I generally agree with this.
I can’t speak for that DC organizer (or even other EAIF managers), but FWIW for me the length of someone’s history with community building work is not usually a consideration when deciding whether to fund them for more community building work – and if so, whether to provide funding for part-time or full-time work.
I think someone’s history with community building mostly influences how I’m evaluating an application. When there is a track record of relevant work, there is more room for positive or negative updates based on that, and the applicant’s fit for their proposed work is generally easier to evaluate. But in principle it’s totally possible for applicants to demonstrate that they clear the bar for funding – including for full-time work – otherwise, i.e., by some combination of demonstrating relevant abilities in an interview, having other relevant past achievements, proposing well thought-through plans in their application, and providing references from other relevant contexts.
I think part-time vs. full-time most commonly depends on the specific situation of the application and the location – in particular, whether there is ‘enough work to do’ for a full-time role. (In the context of this post, FWIW I think I agree that often an ambitious organizer would be able to find enough things to do to work full time, which may partly involve running experiments/pilots of untested activities.)

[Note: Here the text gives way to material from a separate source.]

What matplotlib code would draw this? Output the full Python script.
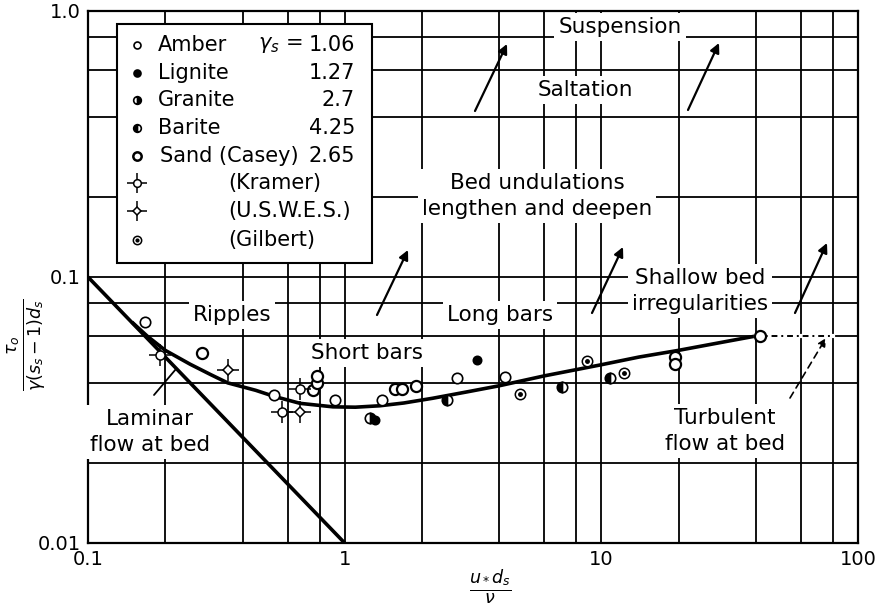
import matplotlib
matplotlib.use("Agg")
import matplotlib.pyplot as plt
from matplotlib.patches import Rectangle

# ---------------- data ----------------
x_major = [0.1, 1, 10, 100]
x_major_labels = ["0.1", "1", "10", "100"]
x_minor = [0.2, 0.4, 0.6, 0.8, 2, 4, 6, 8, 20, 40, 60, 80]
y_major = [0.01, 0.1, 1.0]
y_major_labels = ["0.01", "0.1", "1.0"]
y_minor = [0.02, 0.04, 0.06, 0.08, 0.2, 0.4, 0.6, 0.8]

laminar_x = [0.1, 1.0]
laminar_y = [0.1, 0.01]

curve_x = [0.15, 0.17, 0.2, 0.25, 0.3, 0.35, 0.45, 0.53, 0.67, 0.9, 1.1, 1.37,
           1.7, 2.2, 3.0, 4.0, 6.0, 9.9, 14, 20, 30, 40]
curve_y = [0.067, 0.060, 0.053, 0.047, 0.043, 0.040, 0.0375, 0.0356, 0.0335,
           0.0325, 0.0324, 0.0328, 0.0336, 0.035, 0.037, 0.039, 0.0425, 0.0467,
           0.050, 0.053, 0.057, 0.060]
tail_x = [40, 80]
tail_y = [0.060, 0.060]

amber_x = [0.167, 0.53, 0.92, 1.40, 2.73, 4.2]
amber_y = [0.068, 0.036, 0.0345, 0.0345, 0.0417, 0.042]
lignite_x = [3.27, 1.31]
lignite_y = [0.0488, 0.029]
granite_x = [1.25]
granite_y = [0.0295]
barite_x = [2.5, 7.0, 10.8]
barite_y = [0.0345, 0.0386, 0.0417]
casey_x = [0.278, 0.75, 0.78, 0.78, 1.57, 1.67, 1.9, 19.4, 19.4, 41.5]
casey_y = [0.0518, 0.0376, 0.040, 0.0425, 0.0379, 0.0379, 0.039, 0.050, 0.047, 0.060]
kramer_x = [0.19, 0.57, 0.67]
kramer_y = [0.051, 0.031, 0.038]
uswes_x = [0.35, 0.67]
uswes_y = [0.0447, 0.031]
gilbert_x = [4.8, 8.8, 12.3]
gilbert_y = [0.0363, 0.0483, 0.0436]

legend_names = ["Amber", "Lignite", "Granite", "Barite", "Sand (Casey)",
                "(Kramer)", "(U.S.W.E.S.)", "(Gilbert)"]
legend_values = ["1.06", "1.27", "2.7", "4.25", "2.65", "", "", ""]

# ---------------- figure ----------------
W, H = 875, 605
fig = plt.figure(figsize=(W / 100, H / 100), dpi=100)
L, R, T, B = 88, 858, 11, 543
ax = fig.add_axes([L / W, 1 - B / H, (R - L) / W, (B - T) / H])
ax.set_xscale("log")
ax.set_yscale("log")
ax.set_xlim(0.1, 100)
ax.set_ylim(0.01, 1.0)

FONT = "DejaVu Sans"

ax.set_xticks(x_major)
ax.set_xticklabels(x_major_labels)
ax.set_xticks(x_minor, minor=True)
ax.set_xticklabels([], minor=True)
ax.set_yticks(y_major)
ax.set_yticklabels(y_major_labels)
ax.set_yticks(y_minor, minor=True)
ax.set_yticklabels([], minor=True)
ax.tick_params(which="both", length=0, labelsize=14, pad=5)
for lab in ax.get_xticklabels() + ax.get_yticklabels():
    lab.set_family(FONT)
ax.grid(True, which="both", color="black", lw=1.3)
ax.set_axisbelow(True)
for s in ax.spines.values():
    s.set_linewidth(1.6)


def P(px, py):
    return ((px - L) / (R - L), (B - py) / (B - T))


# ---------------- region labels (white boxes hide the grid) ----------------
box = dict(facecolor="white", edgecolor="none", pad=3)
txt_kw = dict(transform=ax.transAxes, ha="center", va="center", fontsize=15.5,
              family=FONT, bbox=box, zorder=3, linespacing=1.35)
ax.text(*P(620, 27), "Suspension", **txt_kw)
ax.text(*P(585, 90), "Saltation", **txt_kw)
ax.text(*P(537, 196), "Bed undulations\nlengthen and deepen", **txt_kw)
ax.text(*P(700, 291), "Shallow bed\nirregularities", **txt_kw)
ax.text(*P(232, 315), "Ripples", **txt_kw)
ax.text(*P(500, 315), "Long bars", **txt_kw)
ax.text(*P(367, 353), "Short bars", **txt_kw)
ax.text(*P(150, 432), "Laminar\nflow at bed", **txt_kw)
ax.text(*P(725, 431), "Turbulent\nflow at bed", **txt_kw)

arrow_kw = dict(arrowstyle="-|>", color="black", lw=1.6, mutation_scale=14,
                shrinkA=0, shrinkB=0)
for (x0, y0, x1, y1) in [(475, 111, 507, 44), (688, 110, 719, 43),
                         (377, 315, 408, 250), (592, 313, 623, 247),
                         (795, 313, 827, 243)]:
    ax.annotate("", xy=P(x1, y1), xytext=P(x0, y0), xycoords="axes fraction",
                textcoords="axes fraction", arrowprops=arrow_kw, zorder=4)
ax.annotate("", xy=P(176, 369), xytext=P(154, 395), xycoords="axes fraction",
            textcoords="axes fraction",
            arrowprops=dict(arrowstyle="-", color="black", lw=1.3,
                            shrinkA=0, shrinkB=0), zorder=4)
ax.annotate("", xy=P(826, 338), xytext=P(790, 398), xycoords="axes fraction",
            textcoords="axes fraction",
            arrowprops=dict(arrowstyle="-|>", color="black", lw=1.2,
                            linestyle=(0, (4, 3)), mutation_scale=12,
                            shrinkA=0, shrinkB=0), zorder=4)

# ---------------- curves ----------------
ax.plot(laminar_x, laminar_y, color="black", lw=2.6, zorder=5,
        solid_capstyle="butt")
ax.plot(curve_x, curve_y, color="black", lw=2.6, zorder=5,
        solid_joinstyle="round")
ax.plot(tail_x, tail_y, color="white", lw=3.0, zorder=5)
ax.plot(tail_x, tail_y, color="black", lw=1.4, ls=(0, (3, 2, 1, 2)), zorder=5)

# ---------------- data points ----------------
ms = 7.5
ax.plot(amber_x, amber_y, "o", ms=ms, mfc="white", mec="black", mew=1.2, zorder=6, ls="none")
ax.plot(lignite_x, lignite_y, "o", ms=ms - 1.5, mfc="black", mec="black", mew=1.2, zorder=6, ls="none")
ax.plot(granite_x, granite_y, "o", ms=ms, fillstyle="right", mfc="black",
        mfcalt="white", mec="black", mew=1.2, zorder=6, ls="none")
ax.plot(barite_x, barite_y, "o", ms=ms, fillstyle="left", mfc="black",
        mfcalt="white", mec="black", mew=1.2, zorder=6, ls="none")
ax.plot(casey_x, casey_y, "o", ms=ms + 0.5, mfc="white", mec="black", mew=1.6, zorder=6, ls="none")
ax.plot(kramer_x, kramer_y, "+", ms=16, mec="black", mew=1.1, zorder=6, ls="none")
ax.plot(kramer_x, kramer_y, "o", ms=6.5, mfc="white", mec="black", mew=1.1, zorder=6, ls="none")
ax.plot(uswes_x, uswes_y, "+", ms=16, mec="black", mew=1.1, zorder=6, ls="none")
ax.plot(uswes_x, uswes_y, "D", ms=5.5, mfc="white", mec="black", mew=1.1, zorder=6, ls="none")
ax.plot(gilbert_x, gilbert_y, "o", ms=ms, mfc="white", mec="black", mew=1.1, zorder=6, ls="none")
ax.plot(gilbert_x, gilbert_y, "o", ms=2.5, mfc="black", mec="black", zorder=7, ls="none")

# ---------------- legend (drawn as a key box) ----------------
lx0, ly0 = P(117, 263)
lx1, ly1 = P(372, 24)
ax.add_patch(Rectangle((lx0, ly0), lx1 - lx0, ly1 - ly0, transform=ax.transAxes,
                       facecolor="white", edgecolor="black", lw=1.5, zorder=8))
rows_py = [45, 73, 100, 128, 156, 183, 211, 240]
name_px = [158, 158, 158, 158, 160, 228, 228, 228]
lk = dict(transform=ax.transAxes, fontsize=15, family=FONT, va="center", zorder=9)
for i, (nm, val) in enumerate(zip(legend_names, legend_values)):
    py = rows_py[i]
    ax.text(*P(name_px[i], py), nm, ha="left", **lk)
    if val:
        ax.text(*P(355, py), val, ha="right", **lk)
ax.text(*P(303, 45), r"$\gamma_s$ =", ha="right", **lk)

mk = dict(transform=ax.transAxes, zorder=10, ls="none")
mx = P(137, 0)[0]
ax.plot([mx], [P(0, rows_py[0])[1]], "o", ms=5, mfc="white", mec="black", mew=1.2, **mk)
ax.plot([mx], [P(0, rows_py[1])[1]], "o", ms=5, mfc="black", mec="black", mew=1.2, **mk)
ax.plot([mx], [P(0, rows_py[2])[1]], "o", ms=5.5, fillstyle="right", mfc="black",
        mfcalt="white", mec="black", mew=1.2, **mk)
ax.plot([mx], [P(0, rows_py[3])[1]], "o", ms=5.5, fillstyle="left", mfc="black",
        mfcalt="white", mec="black", mew=1.2, **mk)
ax.plot([mx], [P(0, rows_py[4])[1]], "o", ms=6, mfc="white", mec="black", mew=1.8, **mk)
ax.plot([mx], [P(0, rows_py[5])[1]], "+", ms=14, mec="black", mew=1.1, **mk)
ax.plot([mx], [P(0, rows_py[5])[1]], "o", ms=5.5, mfc="white", mec="black", mew=1.1, **mk)
ax.plot([mx], [P(0, rows_py[6])[1]], "+", ms=14, mec="black", mew=1.1, **mk)
ax.plot([mx], [P(0, rows_py[6])[1]], "D", ms=4.5, mfc="white", mec="black", mew=1.1, **mk)
ax.plot([mx], [P(0, rows_py[7])[1]], "o", ms=6, mfc="white", mec="black", mew=1.1, **mk)
ax.plot([mx], [P(0, rows_py[7])[1]], "o", ms=2, mfc="black", mec="black", **mk)

# ---------------- axis titles ----------------
fig.text(490 / W, 1 - 587 / H, r"$\frac{u_* d_s}{\nu}$", ha="center", va="center",
         fontsize=18)
fig.text(27 / W, 1 - 345 / H, r"$\frac{\tau_o}{\gamma(s_s-1)d_s}$", ha="center",
         va="center", rotation=90, fontsize=18)

fig.savefig("out.png", dpi=100, facecolor="white")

Another consideration can sometimes be the degree of confidence that a candidate organizer is a good fit for community building. It might sometimes make sense to provide someone with a smaller grant to get more data on how well things are going – this doesn’t necessarily push for part-time funding (as opposed to full-time funding for a short period), but may sometimes do so. One aspect of this is that I worry more about the risk of crowding out more valuable initiatives when an organizer is funded full-time for an extended period because I think this will send a stronger implicit message to people in that area that valuable community building activities are generally covered by an incumbent professional compared to a situation when someone is funded for specific pilot projects, part-time work, or for a shorter time frame.
Thank you for this well-thought-out response. I appreciate the effort it took you and Michelle to respond to me. I am leaning much more that I was wrong about all this then. And if LA’s application was initially part-time, that was one foundational wrong piece. I still wish that I could have received more details about my own application (the email specified that no feedback could be provided), but I will encourage more people I know to apply for CB work.
I have added a qualifier to my original comment that I am probably wrong. As this particular forum piece and the comments are likely to be revisited for some time (maybe years?), I will probably eventually redact my comment fully to not confuse and deter future readers about how supported CB work would be. Will leave it up for epistemic reasons for at least a week longer.
Thanks again!
This was a really inspiring reply to read Ivy.